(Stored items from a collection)

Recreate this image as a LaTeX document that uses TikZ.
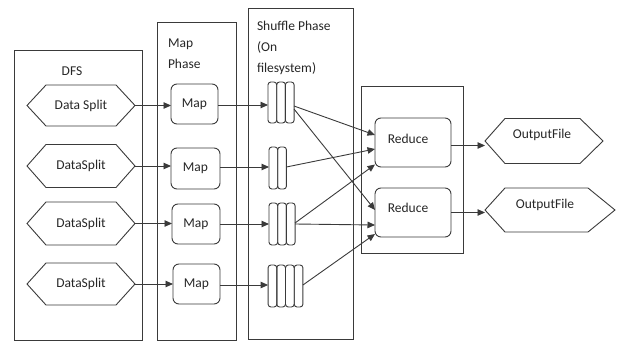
\documentclass[tikz,border=0pt]{standalone}
\usepackage{fontspec}
\setmainfont{Carlito}
\usetikzlibrary{arrows.meta,calc}
\definecolor{ln}{HTML}{3A3A3A}
\begin{document}
\begin{tikzpicture}[x=1pt,y=-1pt,
  every node/.style={inner sep=0pt,outer sep=0pt,font=\fontsize{13.5}{21}\selectfont,text=black!85},
  frame/.style={draw=ln,line width=0.9pt,rectangle},
  rbox/.style={draw=ln,line width=0.9pt,rectangle,rounded corners=6pt},
  hexbox/.style={rectangle},
  qbox/.style={rectangle},
  hexline/.style={draw=ln,line width=0.9pt,line join=miter},
  cell/.style={draw=ln,line width=0.9pt,rounded corners=2.8pt},
  arr/.style={draw=ln,line width=0.9pt,-{Triangle[length=7.5pt,width=6.5pt]}},
  ttl/.style={anchor=north west,align=left}]
\useasboundingbox (0,0) rectangle (620,342);
% phase frames
\node[frame,minimum width=128pt,minimum height=290pt] (dfs) at (78,195) {};
\node[frame,minimum width=79pt,minimum height=318pt] (mapph) at (196.5,181) {};
\node[frame,minimum width=105pt,minimum height=331pt] (shph) at (300.5,173.5) {};
\node[frame,minimum width=102pt,minimum height=167pt] (redph) at (412,169.5) {};
% titles
\node (tdfs) at (72,71) {DFS};
\node[ttl] (tmap) at (168,38.5) {Map\\Phase};
\node[ttl] (tsh) at (257,21.5) {Shuffle Phase\\(On\\filesystem)};
% data splits
\node[hexbox,minimum width=108pt,minimum height=41pt] (d1) at (81,105.5) {Data Split};
\node[hexbox,minimum width=108pt,minimum height=43pt] (d2) at (81,166) {DataSplit};
\node[hexbox,minimum width=108pt,minimum height=43pt] (d3) at (81,223.5) {DataSplit};
\node[hexbox,minimum width=108pt,minimum height=42pt] (d4) at (81,284) {DataSplit};
\foreach \n in {d1,d2,d3,d4}{
  \draw[hexline] (\n.west) -- ([xshift=19pt]\n.north west) -- ([xshift=-19pt]\n.north east)
    -- (\n.east) -- ([xshift=-19pt]\n.south east) -- ([xshift=19pt]\n.south west) -- cycle;
}
% maps
\node[rbox,minimum width=47pt,minimum height=40pt] (m1) at (194.5,104) {Map};
\node[rbox,minimum width=49pt,minimum height=41pt] (m2) at (195.5,168.5) {Map};
\node[rbox,minimum width=48pt,minimum height=40pt] (m3) at (196,224) {Map};
\node[rbox,minimum width=47pt,minimum height=40pt] (m4) at (196.5,284) {Map};
% queues
\node[qbox,minimum width=26pt,minimum height=41pt] (q1) at (281,102.5) {};
\node[qbox,minimum width=17.4pt,minimum height=42pt] (q2) at (277.7,168) {};
\node[qbox,minimum width=26pt,minimum height=42pt] (q3) at (282,224) {};
\node[qbox,minimum width=34.8pt,minimum height=42pt] (q4) at (285.5,286) {};
\foreach \q/\k in {q1/3,q2/2,q3/3,q4/4}{
  \foreach \i in {1,...,\k}{
    \draw[cell] ([xshift={(\i-1)*8.7pt}]\q.north west) rectangle ([xshift={\i*8.7pt}]\q.south west);
  }
}
% reducers
\node[rbox,minimum width=76pt,minimum height=49pt,label={[xshift=-5pt,yshift=4pt]center:Reduce}] (r1) at (413,142.5) {};
\node[rbox,minimum width=76pt,minimum height=49pt,label={[xshift=-5pt,yshift=5pt]center:Reduce}] (r2) at (413,212.5) {};
% outputs
\node[hexbox,minimum width=118pt,minimum height=45pt,label={[xshift=-2pt,yshift=6pt]center:OutputFile}] (o1) at (544,141) {};
\node[hexbox,minimum width=130pt,minimum height=44pt,label={[xshift=-5pt,yshift=5pt]center:OutputFile}] (o2) at (550,210) {};
\draw[hexline] (o1.west) -- ([xshift=20pt]o1.north west) -- ([xshift=-23pt]o1.north east)
  -- (o1.east) -- ([xshift=-23pt]o1.south east) -- ([xshift=20pt]o1.south west) -- cycle;
\draw[hexline] (o2.west) -- ([xshift=20pt]o2.north west) -- ([xshift=-27pt]o2.north east)
  -- (o2.east) -- ([xshift=-27pt]o2.south east) -- ([xshift=20pt]o2.south west) -- cycle;
% arrows: splits to maps
\foreach \i in {1,2,3,4}{
  \draw[arr] (d\i.east) -- (m\i.west |- d\i.east);
}
% maps to queues
\coordinate (s1) at ([yshift=-1pt]m1.east);
\coordinate (s2) at ([yshift=1.5pt]m2.east);
\coordinate (s3) at (m3.east);
\coordinate (s4) at ([yshift=-1pt]m4.east);
\foreach \i in {1,2,3,4}{
  \draw[arr] (s\i) -- (q\i.west |- s\i);
}
% queues to reducers
\draw[arr] ([yshift=-3.5pt]q1.east) -- ([yshift=7.5pt]r1.west);
\draw[arr] ([yshift=-6.5pt]q1.east) -- ([yshift=2.5pt]r2.west);
\draw[arr] ([yshift=1pt]q2.east) -- ([yshift=-6.5pt]r1.west);
\draw[arr] ([yshift=1pt]q3.east) -- ([yshift=-22pt]r1.west);
\draw[arr] (q3.east) -- ([yshift=-12.5pt]r2.west);
\draw[arr] ([yshift=1pt]q4.east) -- ([yshift=-21.5pt]r2.west);
% reducers to outputs
\coordinate (t1) at ([yshift=-3pt]r1.east);
\draw[arr] (t1) -- (o1.west |- t1);
\draw[arr] (r2.east) -- (o2.west |- r2.east);
\end{tikzpicture}
\end{document}
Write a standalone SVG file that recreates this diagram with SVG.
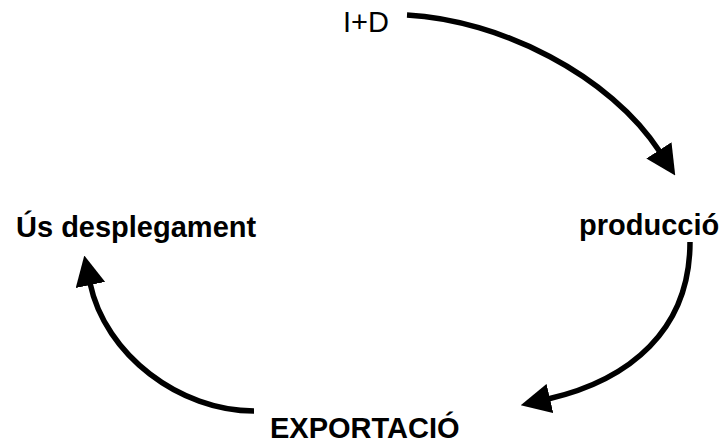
<svg xmlns="http://www.w3.org/2000/svg" width="725" height="443" viewBox="0 0 725 443">
<defs>
<style>
.lbl{font-family:"Liberation Sans",Arial,Helvetica,sans-serif;font-size:29px;fill:#000}
.b{font-weight:bold}
.arr{fill:none;stroke:#000;stroke-width:5.5;marker-end:url(#ah)}
</style>
<marker id="ah" markerUnits="userSpaceOnUse" markerWidth="30" markerHeight="30" viewBox="0 0 30 30" refX="2" refY="15" orient="auto">
<path d="M0,0 L30,15 L0,30 Z" fill="#000"/>
</marker>
</defs>
<rect width="725" height="443" fill="#fff"/>
<g id="connectors">
<path class="arr" d="M407,15 C500,20 610,75 660,152"/>
<path class="arr" d="M690,242 C690,330 630,380 548,399"/>
<path class="arr" d="M254,411 C180,411 105,355 90,283"/>
</g>
<g id="node-ID"><text class="lbl" x="343" y="32">I+D</text></g>
<g id="node-produccio"><text class="lbl b" x="579" y="235">producció</text></g>
<g id="node-exportacio"><text class="lbl b" x="270" y="438">EXPORTACIÓ</text></g>
<g id="node-us"><text class="lbl b" x="16" y="237">Ús desplegament</text></g>
</svg>
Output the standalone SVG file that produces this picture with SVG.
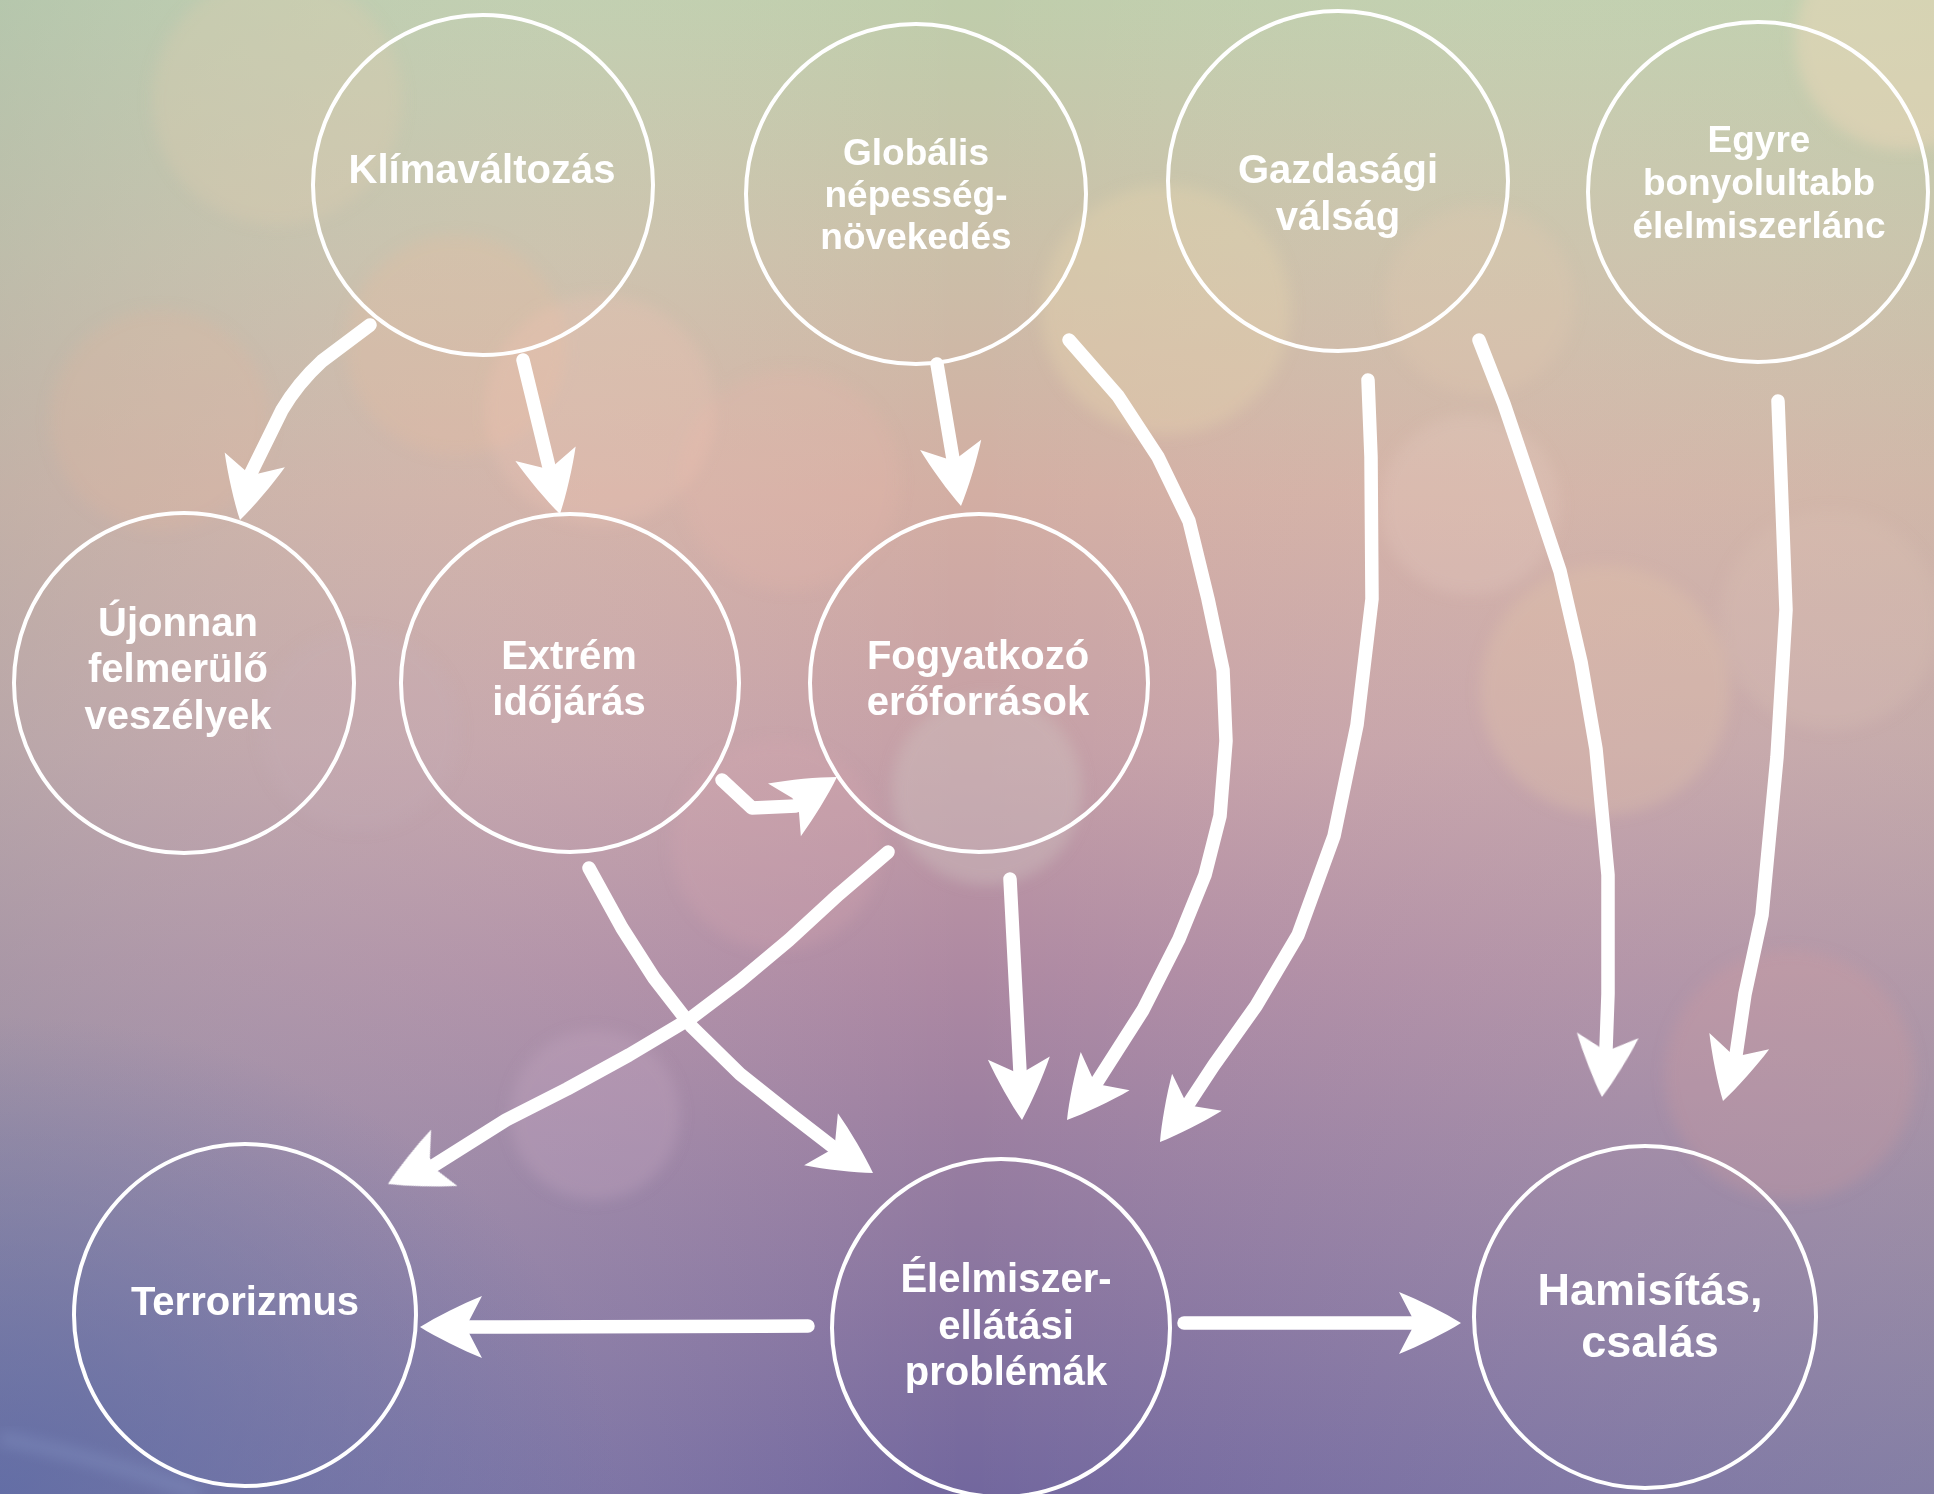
<svg xmlns="http://www.w3.org/2000/svg" xmlns:xlink="http://www.w3.org/1999/xlink" width="1934" height="1494" viewBox="0 0 1934 1494">
<defs>
<linearGradient id="bg" x1="0" y1="0" x2="0" y2="1">
<stop offset="0" stop-color="#bfcdab"/>
<stop offset="0.17" stop-color="#cbbfa8"/>
<stop offset="0.33" stop-color="#d3aea3"/>
<stop offset="0.5" stop-color="#c59fa6"/>
<stop offset="0.65" stop-color="#ae89a2"/>
<stop offset="0.82" stop-color="#9079a0"/>
<stop offset="1" stop-color="#72679e"/>
</linearGradient>
<linearGradient id="side" x1="0" y1="0" x2="1" y2="0">
<stop offset="0" stop-color="#9fb8b0" stop-opacity="0.3"/>
<stop offset="0.5" stop-color="#ffffff" stop-opacity="0"/>
<stop offset="1" stop-color="#c8dcc0" stop-opacity="0.2"/>
</linearGradient>
<radialGradient id="corner" cx="0" cy="1" r="0.32">
<stop offset="0" stop-color="#5a68a6" stop-opacity="0.75"/>
<stop offset="1" stop-color="#5a68a6" stop-opacity="0"/>
</radialGradient>
<filter id="soft" x="-20%" y="-20%" width="140%" height="140%">
<feGaussianBlur stdDeviation="7"/>
</filter>
<path id="ah" d="M0,0 C-16,-10 -42,-23 -62,-31 L-49,-6 L-49,6 L-62,31 C-42,23 -16,10 0,0 Z"/>
</defs>
<style>
.node{fill:none;stroke:#ffffff;stroke-width:4}
.lbl{font-family:"Liberation Sans",Arial,sans-serif;font-weight:bold;fill:#ffffff;text-anchor:middle}
.s40{font-size:40px}
.s37{font-size:37px}
.s45{font-size:45px}
.shaft{fill:none;stroke:#ffffff;stroke-width:13.5;stroke-linecap:round;stroke-linejoin:round}
.head{fill:#ffffff}
.bk{filter:url(#soft)}
</style>
<rect x="0" y="0" width="1934" height="1494" fill="url(#bg)"/>
<rect x="0" y="0" width="1934" height="1494" fill="url(#side)"/>
<rect x="0" y="0" width="1934" height="1494" fill="url(#corner)"/>
<g id="bokeh" class="bk">
<circle cx="277" cy="100" r="125" fill="#e2cdb0" opacity="0.3"/>
<circle cx="160" cy="420" r="110" fill="#e3b89e" opacity="0.25"/>
<circle cx="456" cy="345" r="110" fill="#ecbba0" opacity="0.25"/>
<circle cx="600" cy="410" r="115" fill="#f0c4b4" opacity="0.3"/>
<circle cx="790" cy="480" r="110" fill="#e8b8ac" opacity="0.25"/>
<circle cx="1166" cy="310" r="125" fill="#e8d8b0" opacity="0.35"/>
<circle cx="1480" cy="300" r="95" fill="#e8ccb0" opacity="0.25"/>
<circle cx="1470" cy="505" r="90" fill="#ecd0c4" opacity="0.25"/>
<circle cx="1605" cy="690" r="125" fill="#e8c8a8" opacity="0.3"/>
<circle cx="1830" cy="620" r="110" fill="#e0c4b8" opacity="0.25"/>
<circle cx="1790" cy="1075" r="125" fill="#d8a0a0" opacity="0.25"/>
<circle cx="987" cy="790" r="95" fill="#d0c4c0" opacity="0.4"/>
<circle cx="777" cy="845" r="105" fill="#d8a8b0" opacity="0.25"/>
<circle cx="595" cy="1115" r="85" fill="#c8a8c4" opacity="0.3"/>
<circle cx="1905" cy="40" r="110" fill="#ecd8b8" opacity="0.5"/>
<circle cx="360" cy="730" r="100" fill="#c8b0b8" opacity="0.2"/>
</g>
<path id="streak" d="M0,1438 Q110,1460 200,1494" fill="none" stroke="#8a9ac8" stroke-width="14" opacity="0.35" filter="url(#soft)"/>
<g id="connectors">
<path class="shaft" d="M370,325 L322,361 Q298,383 282,410 L251,473"/>
<use href="#ah" class="head" transform="translate(240,520) rotate(103.8)"/>
<path class="shaft" d="M523,360 L549,467"/>
<use href="#ah" class="head" transform="translate(560,514) rotate(76.5)"/>
<path class="shaft" d="M937,364 L953,459"/>
<use href="#ah" class="head" transform="translate(961,506) rotate(80.4)"/>
<path class="shaft" d="M1069,340 L1118,396 L1158,457 L1189,521 L1208,599 L1223,670 L1226,741 L1220,816 L1205,875 L1179,939 L1143,1010 L1097,1082"/>
<use href="#ah" class="head" transform="translate(1067,1120) rotate(128)"/>
<path class="shaft" d="M1368,380 L1371,457 L1372,599 L1357,725 L1334,836 L1298,935 L1256,1006 L1214,1065 L1189,1103"/>
<use href="#ah" class="head" transform="translate(1160,1142) rotate(126.6)"/>
<path class="shaft" d="M1010,879 L1020,1072"/>
<use href="#ah" class="head" transform="translate(1022,1120) rotate(87.1)"/>
<path class="shaft" d="M589,868 L622,928 L654,978 L692,1027 L740,1074 L789,1113 L833,1147"/>
<use href="#ah" class="head" transform="translate(873,1173) rotate(33)"/>
<path class="shaft" d="M888,852 L839,894 L789,940 L740,981 L691,1018 L629,1055 L567,1089 L506,1120 L433,1166"/>
<use href="#ah" class="head" transform="translate(388,1184) rotate(155)"/>
<path class="shaft" d="M722,780 L752,808 L796,806"/>
<use href="#ah" class="head" transform="translate(837,777) rotate(-32)"/>
<path class="shaft" d="M1479,340 L1504,404 L1528,475 L1560,571 L1581,662 L1596,749 L1608,875 L1608,994 L1606,1049"/>
<use href="#ah" class="head" transform="translate(1602,1097) rotate(95.3)"/>
<path class="shaft" d="M1778,401 L1786,610 L1777,757 L1762,915 L1745,994 L1736,1055"/>
<use href="#ah" class="head" transform="translate(1723,1101) rotate(105.2)"/>
<path class="shaft" d="M808,1326 L468,1327" stroke-linecap="butt"/>
<use href="#ah" class="head" transform="translate(420,1327) rotate(180)"/>
<path class="shaft" d="M1184,1323 L1413,1323" stroke-linecap="butt"/>
<use href="#ah" class="head" transform="translate(1461,1323)"/>
</g>
<g id="n-klima">
<circle class="node" cx="483" cy="185" r="170"/>
<text class="lbl s40" x="482" y="183">Klímaváltozás</text>
</g>
<g id="n-nepesseg">
<circle class="node" cx="916" cy="194" r="170"/>
<text class="lbl s37" x="916" y="165">Globális</text>
<text class="lbl s37" x="916" y="207">népesség-</text>
<text class="lbl s37" x="916" y="249">növekedés</text>
</g>
<g id="n-gazdasag">
<circle class="node" cx="1338" cy="181" r="170"/>
<text class="lbl s40" x="1338" y="183">Gazdasági</text>
<text class="lbl s40" x="1338" y="230">válság</text>
</g>
<g id="n-lanc">
<circle class="node" cx="1758" cy="192" r="170"/>
<text class="lbl s37" x="1759" y="152">Egyre</text>
<text class="lbl s37" x="1759" y="195">bonyolultabb</text>
<text class="lbl s37" x="1759" y="238">élelmiszerlánc</text>
</g>
<g id="n-ujonnan">
<circle class="node" cx="184" cy="683" r="170"/>
<text class="lbl s40" x="178" y="636">Újonnan</text>
<text class="lbl s40" x="178" y="682">felmerülő</text>
<text class="lbl s40" x="178" y="729">veszélyek</text>
</g>
<g id="n-extrem">
<circle class="node" cx="570" cy="683" r="169"/>
<text class="lbl s40" x="569" y="669">Extrém</text>
<text class="lbl s40" x="569" y="715">időjárás</text>
</g>
<g id="n-fogyatkozo">
<circle class="node" cx="979" cy="683" r="169"/>
<text class="lbl s40" x="978" y="669">Fogyatkozó</text>
<text class="lbl s40" x="978" y="715">erőforrások</text>
</g>
<g id="n-terror">
<circle class="node" cx="245" cy="1315" r="171"/>
<text class="lbl s40" x="245" y="1315">Terrorizmus</text>
</g>
<g id="n-ellatas">
<circle class="node" cx="1001" cy="1328" r="169"/>
<text class="lbl s40" x="1006" y="1292">Élelmiszer-</text>
<text class="lbl s40" x="1006" y="1339">ellátási</text>
<text class="lbl s40" x="1006" y="1385">problémák</text>
</g>
<g id="n-hamisitas">
<circle class="node" cx="1645" cy="1317" r="171"/>
<text class="lbl s45" x="1650" y="1305">Hamisítás,</text>
<text class="lbl s45" x="1650" y="1357">csalás</text>
</g>
</svg>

▸ Problem statement: Only a number is wanted: how many lines above include "that"?

▸ Answer in full: 3